#### SHORT EXERCISE
Your task is to retype, word for word, the lines from the start of the data through the line holding "var years = ['1st". Do not include the pictures.

---------------

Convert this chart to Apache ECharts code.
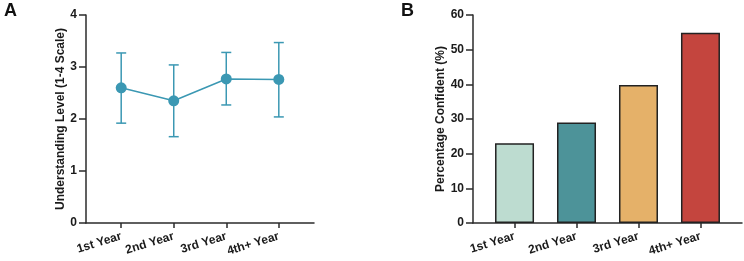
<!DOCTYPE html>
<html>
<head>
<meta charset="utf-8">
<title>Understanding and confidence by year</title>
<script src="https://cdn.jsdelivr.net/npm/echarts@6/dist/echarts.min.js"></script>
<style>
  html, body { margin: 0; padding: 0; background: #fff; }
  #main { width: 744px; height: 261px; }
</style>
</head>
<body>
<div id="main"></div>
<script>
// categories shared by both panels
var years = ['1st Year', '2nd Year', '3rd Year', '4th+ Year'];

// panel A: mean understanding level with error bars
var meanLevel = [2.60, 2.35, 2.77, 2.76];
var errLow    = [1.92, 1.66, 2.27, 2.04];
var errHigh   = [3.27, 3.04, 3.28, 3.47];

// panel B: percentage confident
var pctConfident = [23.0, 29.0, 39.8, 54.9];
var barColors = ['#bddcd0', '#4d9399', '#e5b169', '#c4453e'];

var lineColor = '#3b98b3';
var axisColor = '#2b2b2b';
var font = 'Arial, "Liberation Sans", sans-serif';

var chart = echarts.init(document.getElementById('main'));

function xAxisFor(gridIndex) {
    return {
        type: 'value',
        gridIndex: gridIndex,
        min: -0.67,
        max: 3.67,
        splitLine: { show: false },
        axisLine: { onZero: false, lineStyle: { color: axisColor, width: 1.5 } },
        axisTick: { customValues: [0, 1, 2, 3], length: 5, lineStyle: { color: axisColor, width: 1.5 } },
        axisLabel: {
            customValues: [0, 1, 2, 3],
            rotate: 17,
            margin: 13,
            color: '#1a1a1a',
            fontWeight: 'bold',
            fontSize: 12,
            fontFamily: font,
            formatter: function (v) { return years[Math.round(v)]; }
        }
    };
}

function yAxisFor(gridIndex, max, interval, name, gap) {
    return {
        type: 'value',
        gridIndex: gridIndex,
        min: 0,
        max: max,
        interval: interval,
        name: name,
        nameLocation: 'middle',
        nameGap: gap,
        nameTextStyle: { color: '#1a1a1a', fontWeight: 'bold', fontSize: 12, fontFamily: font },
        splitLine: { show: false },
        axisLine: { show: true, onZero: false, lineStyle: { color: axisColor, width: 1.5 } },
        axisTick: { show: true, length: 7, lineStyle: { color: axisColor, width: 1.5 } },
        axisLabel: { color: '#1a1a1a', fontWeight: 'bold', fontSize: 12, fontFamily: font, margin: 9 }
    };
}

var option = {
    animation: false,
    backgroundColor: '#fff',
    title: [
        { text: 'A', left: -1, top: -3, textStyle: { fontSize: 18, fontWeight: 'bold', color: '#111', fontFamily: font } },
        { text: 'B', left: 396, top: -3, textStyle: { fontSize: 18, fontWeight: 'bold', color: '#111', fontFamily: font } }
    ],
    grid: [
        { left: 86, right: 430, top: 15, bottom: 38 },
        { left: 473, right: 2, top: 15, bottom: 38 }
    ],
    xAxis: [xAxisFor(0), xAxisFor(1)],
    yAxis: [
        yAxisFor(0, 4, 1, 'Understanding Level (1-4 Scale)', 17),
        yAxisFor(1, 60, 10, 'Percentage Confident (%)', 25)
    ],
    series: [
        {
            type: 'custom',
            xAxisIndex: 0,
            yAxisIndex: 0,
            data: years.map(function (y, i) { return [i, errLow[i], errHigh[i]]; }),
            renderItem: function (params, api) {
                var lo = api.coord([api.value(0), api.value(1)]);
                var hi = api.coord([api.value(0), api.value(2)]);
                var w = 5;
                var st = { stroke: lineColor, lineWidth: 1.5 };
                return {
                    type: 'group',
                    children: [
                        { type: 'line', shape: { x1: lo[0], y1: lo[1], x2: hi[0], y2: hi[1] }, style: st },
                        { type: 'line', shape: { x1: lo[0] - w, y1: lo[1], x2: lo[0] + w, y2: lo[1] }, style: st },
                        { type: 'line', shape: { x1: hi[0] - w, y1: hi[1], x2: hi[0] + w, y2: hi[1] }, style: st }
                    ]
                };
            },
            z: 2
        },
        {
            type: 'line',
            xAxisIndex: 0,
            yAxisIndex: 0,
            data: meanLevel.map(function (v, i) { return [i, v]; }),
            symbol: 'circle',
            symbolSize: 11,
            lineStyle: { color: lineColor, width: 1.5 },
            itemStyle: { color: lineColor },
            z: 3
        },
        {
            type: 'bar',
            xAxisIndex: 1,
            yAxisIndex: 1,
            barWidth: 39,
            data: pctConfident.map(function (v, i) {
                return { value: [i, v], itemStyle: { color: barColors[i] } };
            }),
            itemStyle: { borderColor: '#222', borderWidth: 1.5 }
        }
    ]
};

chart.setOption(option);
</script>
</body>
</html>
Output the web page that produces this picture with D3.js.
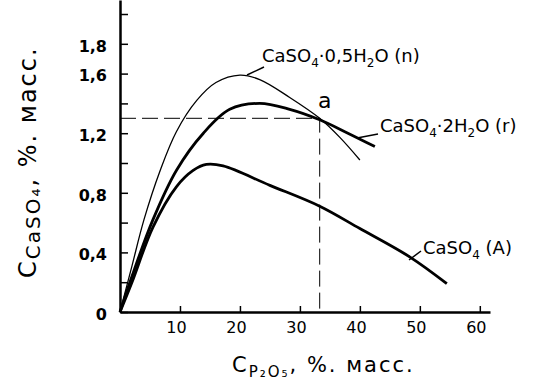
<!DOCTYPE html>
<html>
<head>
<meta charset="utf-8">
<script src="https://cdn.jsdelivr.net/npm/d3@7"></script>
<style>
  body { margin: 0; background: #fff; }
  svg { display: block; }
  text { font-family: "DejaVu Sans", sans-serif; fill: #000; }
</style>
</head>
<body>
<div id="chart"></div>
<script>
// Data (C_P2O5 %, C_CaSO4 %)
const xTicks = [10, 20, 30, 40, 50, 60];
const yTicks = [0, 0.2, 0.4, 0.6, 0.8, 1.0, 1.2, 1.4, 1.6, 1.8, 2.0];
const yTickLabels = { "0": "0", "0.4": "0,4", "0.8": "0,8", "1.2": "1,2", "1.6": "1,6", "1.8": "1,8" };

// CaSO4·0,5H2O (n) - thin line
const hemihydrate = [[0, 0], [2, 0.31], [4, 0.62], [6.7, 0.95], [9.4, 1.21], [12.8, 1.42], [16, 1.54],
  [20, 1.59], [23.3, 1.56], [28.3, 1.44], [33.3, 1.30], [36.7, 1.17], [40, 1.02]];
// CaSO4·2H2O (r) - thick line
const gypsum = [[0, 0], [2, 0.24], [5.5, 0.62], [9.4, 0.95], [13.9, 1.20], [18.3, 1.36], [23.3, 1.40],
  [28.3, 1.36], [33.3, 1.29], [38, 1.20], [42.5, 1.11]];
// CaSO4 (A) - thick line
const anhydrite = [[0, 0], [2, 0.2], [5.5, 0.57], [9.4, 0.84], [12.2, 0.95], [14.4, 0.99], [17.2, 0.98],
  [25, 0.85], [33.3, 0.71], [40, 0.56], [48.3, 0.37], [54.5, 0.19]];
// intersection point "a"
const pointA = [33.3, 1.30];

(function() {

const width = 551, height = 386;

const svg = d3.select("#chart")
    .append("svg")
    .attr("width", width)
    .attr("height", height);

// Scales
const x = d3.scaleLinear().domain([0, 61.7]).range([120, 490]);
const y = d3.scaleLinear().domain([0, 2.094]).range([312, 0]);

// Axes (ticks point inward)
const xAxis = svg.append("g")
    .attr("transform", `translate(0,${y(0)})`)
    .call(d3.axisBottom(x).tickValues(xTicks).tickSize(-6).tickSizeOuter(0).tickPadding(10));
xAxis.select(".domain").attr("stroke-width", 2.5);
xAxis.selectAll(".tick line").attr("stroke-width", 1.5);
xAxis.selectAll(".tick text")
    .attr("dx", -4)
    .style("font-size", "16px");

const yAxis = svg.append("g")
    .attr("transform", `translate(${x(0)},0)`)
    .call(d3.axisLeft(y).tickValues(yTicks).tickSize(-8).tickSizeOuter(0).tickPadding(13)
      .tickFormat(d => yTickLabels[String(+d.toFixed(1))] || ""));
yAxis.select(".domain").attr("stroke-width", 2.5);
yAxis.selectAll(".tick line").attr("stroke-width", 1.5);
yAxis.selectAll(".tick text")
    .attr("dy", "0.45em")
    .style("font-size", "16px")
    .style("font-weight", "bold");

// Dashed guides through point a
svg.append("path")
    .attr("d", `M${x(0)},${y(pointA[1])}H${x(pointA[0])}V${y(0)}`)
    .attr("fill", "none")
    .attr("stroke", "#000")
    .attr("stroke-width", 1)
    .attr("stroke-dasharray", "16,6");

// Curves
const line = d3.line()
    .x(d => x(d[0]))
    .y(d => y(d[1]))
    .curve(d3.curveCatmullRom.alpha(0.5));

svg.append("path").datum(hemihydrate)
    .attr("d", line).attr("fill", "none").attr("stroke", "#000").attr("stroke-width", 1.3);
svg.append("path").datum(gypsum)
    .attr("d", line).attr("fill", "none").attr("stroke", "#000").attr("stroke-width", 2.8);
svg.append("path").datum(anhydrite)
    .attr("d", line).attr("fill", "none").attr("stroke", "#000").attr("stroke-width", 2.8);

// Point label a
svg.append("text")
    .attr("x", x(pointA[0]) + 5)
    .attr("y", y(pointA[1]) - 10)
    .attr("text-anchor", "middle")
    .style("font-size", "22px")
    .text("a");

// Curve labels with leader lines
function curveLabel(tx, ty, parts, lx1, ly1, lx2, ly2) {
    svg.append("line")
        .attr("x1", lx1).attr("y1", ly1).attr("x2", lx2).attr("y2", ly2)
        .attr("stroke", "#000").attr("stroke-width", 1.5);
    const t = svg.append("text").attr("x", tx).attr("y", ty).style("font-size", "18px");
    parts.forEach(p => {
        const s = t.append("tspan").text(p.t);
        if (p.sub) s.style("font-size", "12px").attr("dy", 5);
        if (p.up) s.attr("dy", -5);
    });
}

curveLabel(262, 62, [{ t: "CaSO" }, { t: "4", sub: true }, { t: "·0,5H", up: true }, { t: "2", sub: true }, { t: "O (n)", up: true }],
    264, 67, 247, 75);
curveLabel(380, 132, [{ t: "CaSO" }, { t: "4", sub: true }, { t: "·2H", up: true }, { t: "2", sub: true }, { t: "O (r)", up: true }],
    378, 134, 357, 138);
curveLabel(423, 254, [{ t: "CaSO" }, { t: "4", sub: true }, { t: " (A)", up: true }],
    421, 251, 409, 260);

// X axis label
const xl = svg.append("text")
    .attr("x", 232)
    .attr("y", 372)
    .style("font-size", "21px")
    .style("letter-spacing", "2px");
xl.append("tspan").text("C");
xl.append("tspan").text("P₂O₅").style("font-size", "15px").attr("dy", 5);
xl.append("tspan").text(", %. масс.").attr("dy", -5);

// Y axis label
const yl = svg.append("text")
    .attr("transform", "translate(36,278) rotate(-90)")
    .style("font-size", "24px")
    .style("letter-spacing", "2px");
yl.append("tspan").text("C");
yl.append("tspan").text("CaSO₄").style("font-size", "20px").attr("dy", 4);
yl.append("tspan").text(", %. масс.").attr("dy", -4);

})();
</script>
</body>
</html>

---------------

#### THE RESPONSE
Convert this chart to Apache ECharts code.
<!DOCTYPE html>
<html>
<head>
<meta charset="utf-8">
<title>Understanding and confidence by year</title>
<script src="https://cdn.jsdelivr.net/npm/echarts@6/dist/echarts.min.js"></script>
<style>
  html, body { margin: 0; padding: 0; background: #fff; }
  #main { width: 744px; height: 261px; }
</style>
</head>
<body>
<div id="main"></div>
<script>
// categories shared by both panels
var years = ['1st Year', '2nd Year', '3rd Year', '4th+ Year'];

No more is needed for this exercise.